It’s crunch time for the Big Data crunchers.
Having lavished millions of dollars on data scientists to search for patterns in a deluge of digital information, banks and financial institutions need to start doing something to make that newfound intel pay. The question is, what?
Big Data - the bits and bytes of everyday life harvested from our increasingly digital world - has been hailed as the foundation of a new financial architecture. Predictive analytics, machine learning and artificial intelligence (AI) are the mechanisms most commonly touted to realise that vision.
But aside from sales traders using predictive analytics to help clients with their decision processes, some well-publicised robo-advisory services, and a handful of AI-managed funds, institutions have yet to deploy on any scale the means of capitalising on their newly bulging databases.
Having new data-driven insights is great, but operationalising and monetising them is the tricky part. Fundamentally, it begs the question of how firms in the financial markets sector can most effectively use all of the data they have gathered to make smarter decisions.
There are gnawing indicators that Big Data’s promise is being regarded in some quarters as little more than hype. Chiron Investment Management for example, is among hedge funds that have begun to wonder whether data-led investment strategies - such as smart beta - really offer better value than traditional ploys. Other asset managers are asking if too much confidence has been placed in Big Data’s ability to generate new markets.
Turning Big Data into business value
On the other hand, investment firms such as Vanguard and Blackrock are investing heavily in data-driven robo-advisory platforms. Tokyo Stock Exchange is one of an increasing number of market operators using AI techniques to detect unfair trading.
Regardless of whether the use of Big Data and AI in financial markets is overhyped or not, few doubt that data scientists will discover some amazing things in the gush of information they’re receiving. This in turn will unlock a wealth of new opportunities.
- Firms can get a better insight into what makes their customers tick and personalise products accordingly.
- Predictive analytics can assess the market impact of trade executions, helping firms preserve alpha by enhancing execution strategies.
- Machine learning can be used to improve and streamline operations by resolving exceptions before they happen, enabling more intelligent STP (straight-through processing).
- Aggregated data can give clues to new sources of revenue and suggest pointers to asset managers looking for new investment strategies.
- Natural Language Processing can automate workflow from written rules and regulations, helping companies navigate increasingly choppy regulatory waters.
Speed to Market
However, to make Big Data work in these examples and others, firms need the right kind of platforms in place to enable them to put these ideas into production quickly, by integrating them into their operational IT systems.

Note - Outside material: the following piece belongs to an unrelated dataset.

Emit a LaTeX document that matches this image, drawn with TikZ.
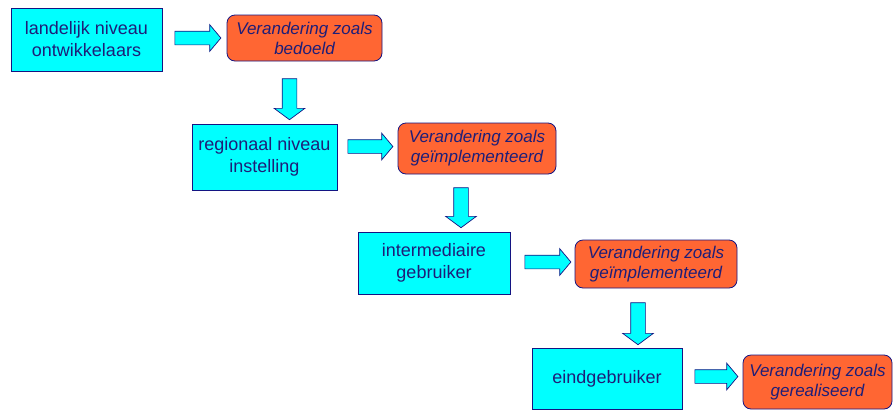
\documentclass[tikz,border=0pt]{standalone}
\usepackage{fontspec}
\setmainfont{Liberation Sans}
\usetikzlibrary{shapes.arrows}

\definecolor{boxcyan}{RGB}{0,255,255}
\definecolor{boxnavy}{RGB}{20,20,130}
\definecolor{textnavy}{RGB}{30,30,120}
\definecolor{changeorange}{RGB}{255,102,51}

\tikzset{
	level/.style={draw=boxnavy, line width=0.8pt, fill=boxcyan, text=textnavy, align=center,
		font=\fontsize{18pt}{22pt}\selectfont, inner sep=0pt},
	change/.style={draw=boxnavy, line width=0.8pt, fill=changeorange, rounded corners=8pt, text=textnavy,
		align=center, font=\fontsize{17pt}{20pt}\selectfont\itshape, inner sep=0pt},
	blockright/.style={draw=boxnavy, line width=0.7pt, fill=boxcyan, shape=single arrow, inner xsep=0pt,
		inner ysep=6.5pt, single arrow head extend=6.5pt, single arrow tip angle=100, single arrow head indent=0pt},
	blockdown/.style={blockright, rotate=-90, inner ysep=7pt, single arrow head extend=8pt, single arrow tip angle=107}
}

\begin{document}
\begin{tikzpicture}[x=1pt, y=-1pt]
	\useasboundingbox (0,0) rectangle (896,410);

	\node[level, minimum width=151pt, minimum height=63pt] (landelijk) at (86.5,39.5) {landelijk niveau\\ontwikkelaars};
	\node[change, minimum width=155pt, minimum height=46pt] (bedoeld) at (304.5,38) {Verandering zoals\\bedoeld};

	\node[level, minimum width=145pt, minimum height=66pt] (regionaal) at (264.5,157) {regionaal niveau\\instelling};
	\node[change, minimum width=158pt, minimum height=51pt] (geimpl1) at (477,148.5) {Verandering zoals\\geïmplementeerd};

	\node[level, minimum width=152pt, minimum height=62pt] (intermediair) at (434,263) {intermediaire\\gebruiker};
	\node[change, minimum width=162pt, minimum height=48pt] (geimpl2) at (656,264) {Verandering zoals\\geïmplementeerd};

	\node[level, minimum width=150pt, minimum height=61pt] (eind) at (607,378.5) {eindgebruiker};
	\node[change, minimum width=149pt, minimum height=54pt] (gerealiseerd) at (817.5,382) {Verandering zoals\\gerealiseerd};

	% block arrows
	\node[blockright, minimum height=46pt] (pijl1) at (195,38) {};
	\node[blockdown, minimum height=41pt] (pijl2) at (289.5,96.5) {};
	\node[blockright, minimum height=45pt] (pijl3) at (367.5,146.5) {};
	\node[blockdown, minimum height=40pt] (pijl4) at (461,205) {};
	\node[blockright, minimum height=46pt] (pijl5) at (545,262) {};
	\node[blockdown, minimum height=42pt] (pijl6) at (638,321) {};
	\node[blockright, minimum height=43pt] (pijl7) at (713.5,376.5) {};
\end{tikzpicture}
\end{document}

Just as importantly, those processes need to be future-proofed. Once opened the data gusher will not stop and it will continue throwing up new and wonderful insights. For that reason, the platforms that companies put in place have to be flexible and adaptable, able to respond quickly to changes in the patterns and complexity of data.
Traditional quantitative and systematic hedge funds such as Two Sigma and Winton are already starting to evolve experimental funds built on “deep learning” systems that try to replicate the neural networks of the brain. In both examples, time is needed for the networks to digest enough data to be able to make calculated investment decisions.
For too long Big Data has looked like a great answer in need of a tough question. But only with the right platforms put in place — and soon — can it show us its true potential.